### [DIRECTIONS]
Begin at the first line of the data and copy each line through the one containing "import seaborn as sns", that line included, with no pictures.

### [SUPPLIED MATERIAL]
----

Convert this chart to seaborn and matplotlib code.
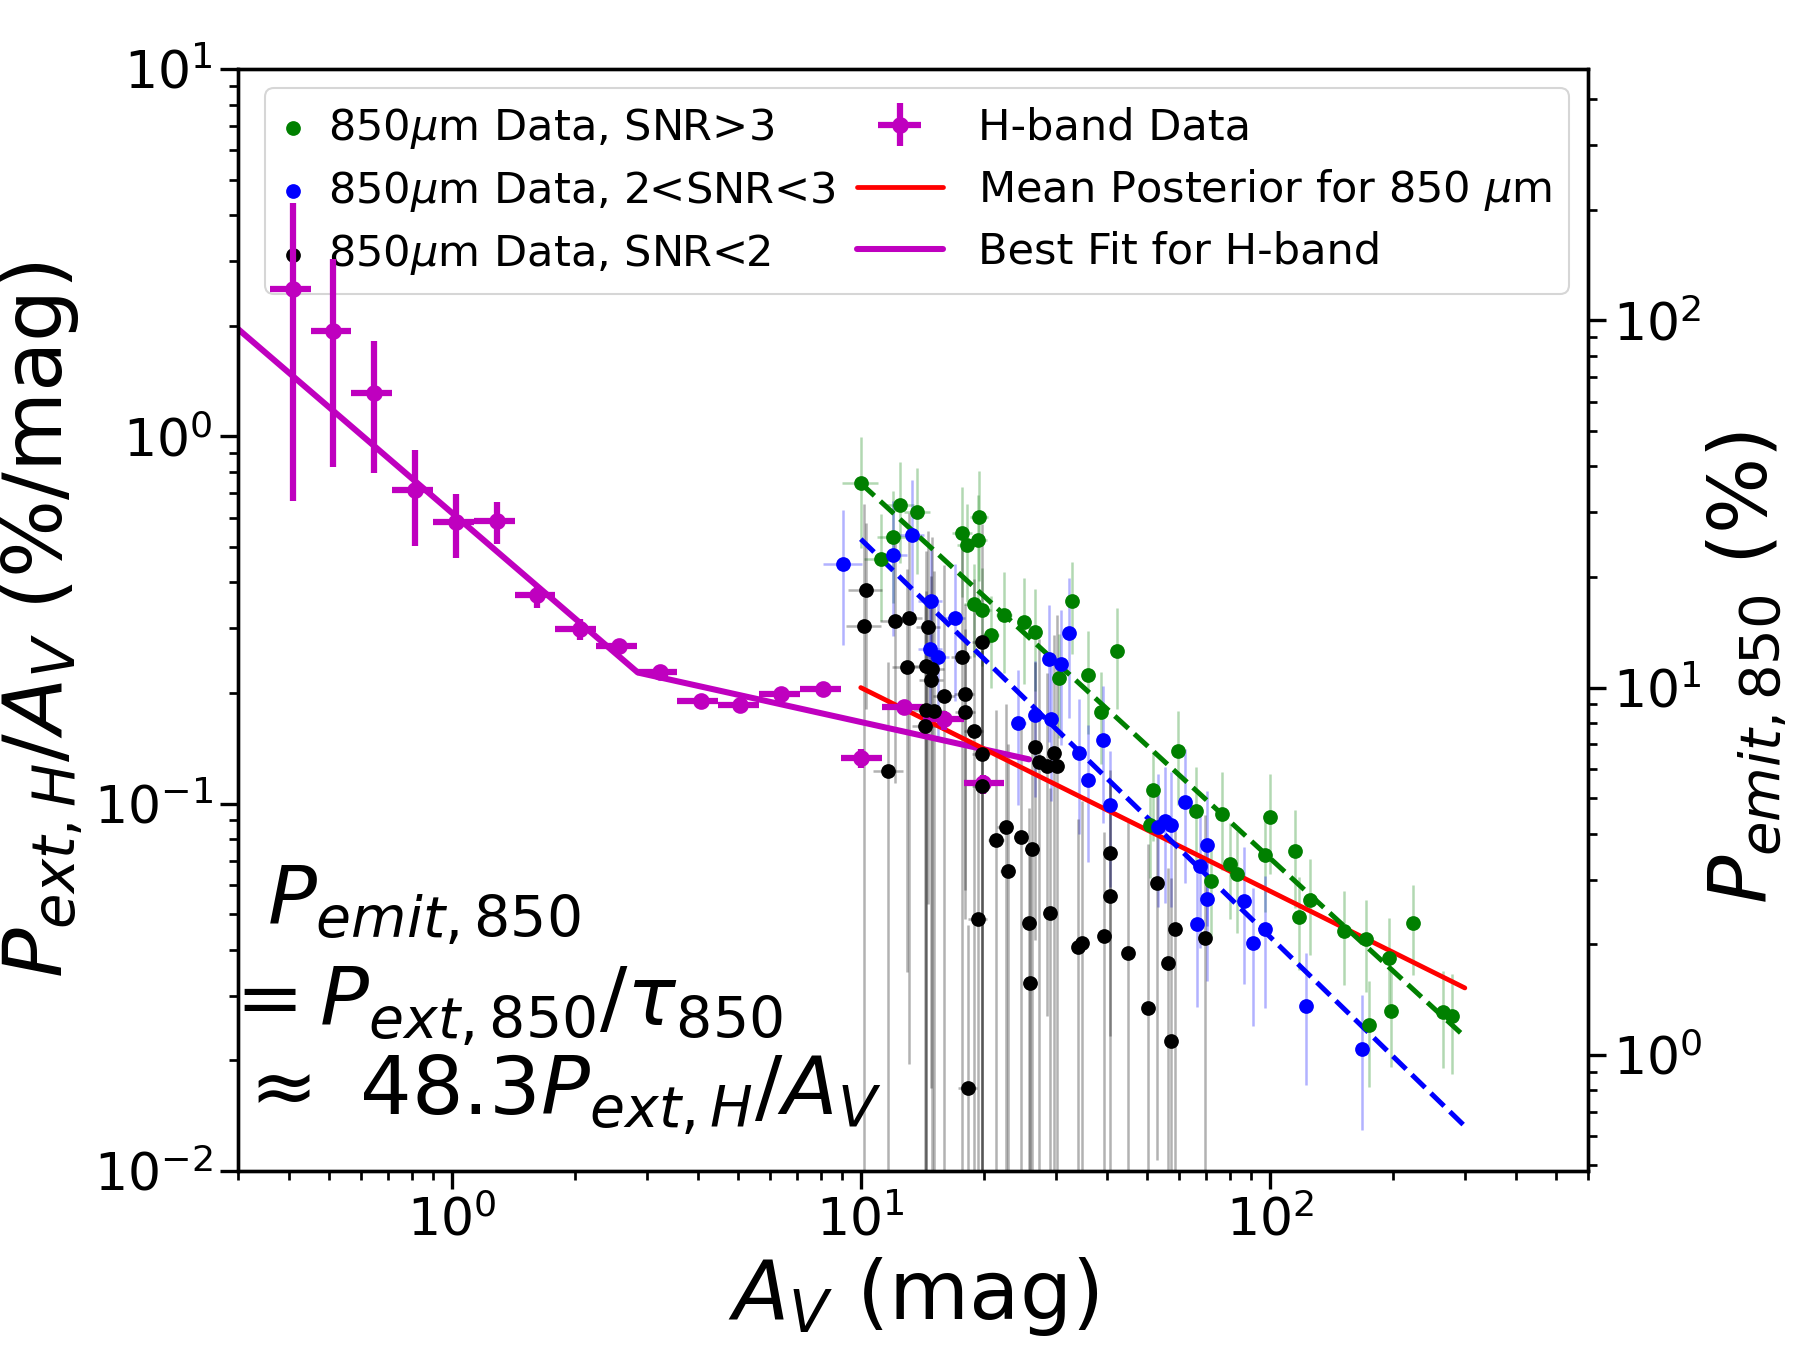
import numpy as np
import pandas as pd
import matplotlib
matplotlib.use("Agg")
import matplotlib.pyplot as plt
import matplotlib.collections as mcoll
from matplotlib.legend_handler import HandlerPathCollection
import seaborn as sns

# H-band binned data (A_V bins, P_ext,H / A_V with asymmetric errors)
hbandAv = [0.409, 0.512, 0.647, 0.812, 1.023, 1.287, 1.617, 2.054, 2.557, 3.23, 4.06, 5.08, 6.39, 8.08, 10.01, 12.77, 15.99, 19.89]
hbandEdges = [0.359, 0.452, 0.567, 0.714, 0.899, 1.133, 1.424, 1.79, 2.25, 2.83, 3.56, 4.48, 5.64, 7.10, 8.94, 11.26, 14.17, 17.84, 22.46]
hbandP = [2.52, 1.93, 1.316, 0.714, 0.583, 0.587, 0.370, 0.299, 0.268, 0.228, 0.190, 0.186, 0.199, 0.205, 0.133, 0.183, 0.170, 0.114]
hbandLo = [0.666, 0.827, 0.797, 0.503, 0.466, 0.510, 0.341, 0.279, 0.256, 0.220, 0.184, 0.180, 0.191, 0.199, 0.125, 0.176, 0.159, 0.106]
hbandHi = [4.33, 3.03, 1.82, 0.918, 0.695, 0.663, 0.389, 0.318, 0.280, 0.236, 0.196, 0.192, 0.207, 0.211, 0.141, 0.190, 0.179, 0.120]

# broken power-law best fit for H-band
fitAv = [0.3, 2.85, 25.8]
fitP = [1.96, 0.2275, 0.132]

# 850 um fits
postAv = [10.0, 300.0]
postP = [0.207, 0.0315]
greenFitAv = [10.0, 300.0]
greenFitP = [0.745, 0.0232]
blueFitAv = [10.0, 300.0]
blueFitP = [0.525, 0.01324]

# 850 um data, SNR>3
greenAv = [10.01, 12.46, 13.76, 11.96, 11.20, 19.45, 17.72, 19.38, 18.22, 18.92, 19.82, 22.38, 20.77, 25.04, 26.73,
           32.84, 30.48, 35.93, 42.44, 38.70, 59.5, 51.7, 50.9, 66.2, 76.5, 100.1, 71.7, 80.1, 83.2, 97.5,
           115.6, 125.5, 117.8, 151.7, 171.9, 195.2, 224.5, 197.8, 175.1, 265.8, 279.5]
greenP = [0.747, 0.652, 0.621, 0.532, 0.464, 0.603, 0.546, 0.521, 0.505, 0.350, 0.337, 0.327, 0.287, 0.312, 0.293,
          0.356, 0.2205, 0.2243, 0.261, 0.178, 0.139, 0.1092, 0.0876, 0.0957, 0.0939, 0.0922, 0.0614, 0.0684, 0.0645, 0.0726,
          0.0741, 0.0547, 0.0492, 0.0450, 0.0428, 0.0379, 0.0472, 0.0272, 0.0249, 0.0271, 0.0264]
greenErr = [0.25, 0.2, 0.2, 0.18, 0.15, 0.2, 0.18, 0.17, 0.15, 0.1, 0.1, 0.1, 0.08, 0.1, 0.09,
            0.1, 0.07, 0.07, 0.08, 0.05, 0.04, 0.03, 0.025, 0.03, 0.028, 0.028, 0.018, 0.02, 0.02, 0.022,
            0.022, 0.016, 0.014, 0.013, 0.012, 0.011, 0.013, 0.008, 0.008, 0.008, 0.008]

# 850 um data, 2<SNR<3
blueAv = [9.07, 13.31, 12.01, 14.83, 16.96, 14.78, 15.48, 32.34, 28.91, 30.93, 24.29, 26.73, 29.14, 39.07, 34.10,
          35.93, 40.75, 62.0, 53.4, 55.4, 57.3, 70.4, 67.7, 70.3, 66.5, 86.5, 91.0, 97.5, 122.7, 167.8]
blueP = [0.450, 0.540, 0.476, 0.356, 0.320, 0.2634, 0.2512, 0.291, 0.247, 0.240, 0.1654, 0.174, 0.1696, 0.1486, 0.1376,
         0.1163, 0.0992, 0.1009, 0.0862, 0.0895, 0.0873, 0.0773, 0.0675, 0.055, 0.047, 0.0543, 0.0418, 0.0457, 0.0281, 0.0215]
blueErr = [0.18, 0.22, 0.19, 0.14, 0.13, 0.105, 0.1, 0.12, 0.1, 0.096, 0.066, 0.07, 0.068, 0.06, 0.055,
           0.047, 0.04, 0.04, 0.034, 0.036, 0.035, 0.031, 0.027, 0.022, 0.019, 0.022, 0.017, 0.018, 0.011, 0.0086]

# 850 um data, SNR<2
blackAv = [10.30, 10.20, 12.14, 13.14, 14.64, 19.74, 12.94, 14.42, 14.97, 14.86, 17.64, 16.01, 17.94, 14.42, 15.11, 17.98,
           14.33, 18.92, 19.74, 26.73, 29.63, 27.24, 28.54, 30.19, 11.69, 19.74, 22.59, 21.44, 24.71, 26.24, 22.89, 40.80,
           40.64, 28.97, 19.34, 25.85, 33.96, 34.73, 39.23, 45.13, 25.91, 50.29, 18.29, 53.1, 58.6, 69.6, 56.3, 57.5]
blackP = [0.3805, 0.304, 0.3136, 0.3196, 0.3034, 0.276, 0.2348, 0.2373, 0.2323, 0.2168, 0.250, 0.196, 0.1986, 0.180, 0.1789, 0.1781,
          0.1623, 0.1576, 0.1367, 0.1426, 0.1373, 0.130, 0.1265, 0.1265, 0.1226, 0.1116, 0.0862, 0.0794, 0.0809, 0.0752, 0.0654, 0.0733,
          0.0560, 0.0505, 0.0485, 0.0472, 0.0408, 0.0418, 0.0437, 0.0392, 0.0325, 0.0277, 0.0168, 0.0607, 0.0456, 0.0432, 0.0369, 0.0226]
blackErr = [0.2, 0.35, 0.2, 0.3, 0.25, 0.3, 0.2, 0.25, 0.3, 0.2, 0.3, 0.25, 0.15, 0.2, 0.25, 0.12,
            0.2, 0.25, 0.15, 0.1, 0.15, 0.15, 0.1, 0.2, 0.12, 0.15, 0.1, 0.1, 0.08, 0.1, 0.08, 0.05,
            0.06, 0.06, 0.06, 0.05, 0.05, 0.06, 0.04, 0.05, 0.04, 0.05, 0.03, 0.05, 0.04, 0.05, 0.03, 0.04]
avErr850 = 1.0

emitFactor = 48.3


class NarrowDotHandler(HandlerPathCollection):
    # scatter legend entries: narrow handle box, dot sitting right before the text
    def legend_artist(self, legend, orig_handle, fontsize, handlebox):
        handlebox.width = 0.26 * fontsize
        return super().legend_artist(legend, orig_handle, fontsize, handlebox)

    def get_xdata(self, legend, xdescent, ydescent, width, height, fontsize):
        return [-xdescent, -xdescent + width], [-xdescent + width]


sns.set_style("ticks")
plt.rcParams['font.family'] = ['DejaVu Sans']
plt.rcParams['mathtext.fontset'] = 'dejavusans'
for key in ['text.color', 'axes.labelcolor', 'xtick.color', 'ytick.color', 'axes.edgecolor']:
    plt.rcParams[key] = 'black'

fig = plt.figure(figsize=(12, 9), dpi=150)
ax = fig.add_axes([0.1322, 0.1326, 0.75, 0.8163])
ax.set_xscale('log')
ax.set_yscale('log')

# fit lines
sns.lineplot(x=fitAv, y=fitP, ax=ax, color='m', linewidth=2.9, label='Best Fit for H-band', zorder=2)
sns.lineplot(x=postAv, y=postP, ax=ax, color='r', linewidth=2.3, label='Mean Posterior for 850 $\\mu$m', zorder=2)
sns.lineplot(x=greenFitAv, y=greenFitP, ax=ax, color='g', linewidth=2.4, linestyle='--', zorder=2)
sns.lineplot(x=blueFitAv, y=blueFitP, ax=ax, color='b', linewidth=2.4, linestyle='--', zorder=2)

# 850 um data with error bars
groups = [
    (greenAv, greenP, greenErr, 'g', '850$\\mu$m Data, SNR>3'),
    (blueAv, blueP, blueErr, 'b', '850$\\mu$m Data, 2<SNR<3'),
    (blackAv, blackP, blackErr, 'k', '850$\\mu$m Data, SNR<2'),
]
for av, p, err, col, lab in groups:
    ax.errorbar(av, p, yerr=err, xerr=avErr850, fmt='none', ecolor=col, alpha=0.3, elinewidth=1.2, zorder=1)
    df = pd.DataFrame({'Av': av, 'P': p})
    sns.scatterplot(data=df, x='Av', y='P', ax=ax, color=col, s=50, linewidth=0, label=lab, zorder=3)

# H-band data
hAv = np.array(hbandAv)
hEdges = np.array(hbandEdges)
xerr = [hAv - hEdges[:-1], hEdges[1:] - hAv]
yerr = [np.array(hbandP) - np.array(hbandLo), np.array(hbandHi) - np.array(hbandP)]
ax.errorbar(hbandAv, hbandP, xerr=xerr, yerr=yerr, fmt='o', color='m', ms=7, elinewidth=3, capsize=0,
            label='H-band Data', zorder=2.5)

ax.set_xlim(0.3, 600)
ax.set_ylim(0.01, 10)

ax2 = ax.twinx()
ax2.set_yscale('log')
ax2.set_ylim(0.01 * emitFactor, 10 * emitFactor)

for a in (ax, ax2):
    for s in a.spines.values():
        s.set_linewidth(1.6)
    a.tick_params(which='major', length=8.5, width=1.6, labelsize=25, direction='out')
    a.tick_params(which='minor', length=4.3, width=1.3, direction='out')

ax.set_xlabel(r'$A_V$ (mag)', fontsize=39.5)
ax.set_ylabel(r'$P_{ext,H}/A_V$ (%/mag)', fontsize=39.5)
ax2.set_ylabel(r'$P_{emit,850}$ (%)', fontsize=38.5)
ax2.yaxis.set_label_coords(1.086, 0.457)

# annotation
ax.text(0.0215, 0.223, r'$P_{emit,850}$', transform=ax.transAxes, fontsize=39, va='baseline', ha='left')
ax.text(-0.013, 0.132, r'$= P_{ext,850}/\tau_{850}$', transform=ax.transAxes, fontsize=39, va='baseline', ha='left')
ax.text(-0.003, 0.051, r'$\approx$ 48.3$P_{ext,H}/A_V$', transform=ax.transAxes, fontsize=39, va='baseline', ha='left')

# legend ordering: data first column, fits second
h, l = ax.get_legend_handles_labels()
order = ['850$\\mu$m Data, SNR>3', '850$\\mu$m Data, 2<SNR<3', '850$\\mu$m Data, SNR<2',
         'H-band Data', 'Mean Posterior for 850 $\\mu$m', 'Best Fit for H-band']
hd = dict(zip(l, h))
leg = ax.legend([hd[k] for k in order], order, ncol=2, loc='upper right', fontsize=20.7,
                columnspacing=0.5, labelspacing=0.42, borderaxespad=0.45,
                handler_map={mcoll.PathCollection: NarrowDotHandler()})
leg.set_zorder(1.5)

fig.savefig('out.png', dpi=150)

----

### [WRITTEN RESPONSE]
Convert this chart to seaborn and matplotlib code.
import numpy as np
import pandas as pd
import matplotlib
matplotlib.use("Agg")
import matplotlib.pyplot as plt
import matplotlib.collections as mcoll
from matplotlib.legend_handler import HandlerPathCollection
import seaborn as sns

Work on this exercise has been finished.